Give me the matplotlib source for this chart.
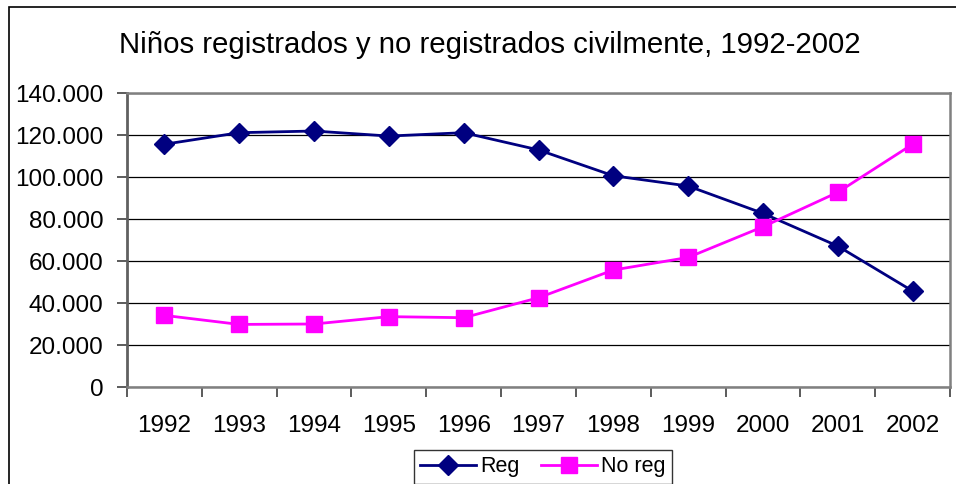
import matplotlib
matplotlib.use('Agg')
import matplotlib.pyplot as plt
from matplotlib.patches import Rectangle
from matplotlib.ticker import FuncFormatter

plt.rcParams['font.family'] = ['Liberation Sans', 'DejaVu Sans']

# Data
years = ['1992', '1993', '1994', '1995', '1996', '1997', '1998', '1999', '2000', '2001', '2002']
reg = [115600, 121100, 121900, 119500, 121100, 112900, 100600, 95700, 82700, 67100, 45700]
no_reg = [34100, 29800, 30000, 33500, 33000, 42500, 55700, 61700, 76300, 92700, 115600]

fig = plt.figure(figsize=(9.56, 4.84), dpi=100)
ax = fig.add_axes([127 / 956, 1 - 387 / 484, (950 - 127) / 956, (387 - 93) / 484])

x = list(range(len(years)))
ax.plot(x, reg, color='#000080', lw=2.0, marker='D', markersize=10, label='Reg', zorder=3)
ax.plot(x, no_reg, color='#FF00FF', lw=2.0, marker='s', markersize=11, label='No reg', zorder=3)

ax.set_xlim(-0.5, len(years) - 0.5)
ax.set_ylim(0, 140000)
ax.set_yticks(range(0, 140001, 20000))
ax.yaxis.set_major_formatter(FuncFormatter(lambda v, p: f'{int(v):,}'.replace(',', '.')))

# category ticks between the categories, labels at the centres
ax.set_xticks([i - 0.5 for i in range(len(years) + 1)])
ax.set_xticklabels([])
ax.set_xticks(x, minor=True)
ax.set_xticklabels(years, minor=True)
ax.tick_params(axis='x', which='major', length=7, width=1.2, color='#404040', direction='out')
ax.tick_params(axis='x', which='minor', length=0, pad=20, labelsize=17.5)
ax.tick_params(axis='y', length=7, width=1.2, color='#404040', pad=10, labelsize=17.5)

ax.yaxis.grid(True, color='black', lw=0.9)
ax.set_axisbelow(True)
for side in ['top', 'right', 'bottom']:
    ax.spines[side].set_color('#808080')
    ax.spines[side].set_linewidth(1.8)
ax.spines['left'].set_color('#606060')
ax.spines['left'].set_linewidth(2)

fig.text(490 / 956, 1 - 45 / 484, 'Niños registrados y no registrados civilmente, 1992-2002',
         ha='center', va='center', fontsize=21.2)

leg = fig.legend(loc='upper center', bbox_to_anchor=(543 / 956, 1 - 450 / 484), ncol=2,
                 fontsize=15.5, frameon=True, fancybox=False, edgecolor='black',
                 handlelength=2.6, handletextpad=0.2, columnspacing=1.0, borderpad=0.3,
                 borderaxespad=0)
leg.get_frame().set_linewidth(1.0)

# outer chart border (runs off the right and bottom edges)
fig.patches.append(Rectangle((9 / 956, -0.1), 1.0, 1 - 7 / 484 + 0.1, transform=fig.transFigure,
                             fill=False, edgecolor='black', lw=1.2))

fig.savefig('out.png', dpi=100)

::::

Show all lines above holding "chart".

- **RESULT FOR THIS EXERCISE**
Give me the matplotlib source for this chart.
# outer chart border (runs off the right and bottom edges)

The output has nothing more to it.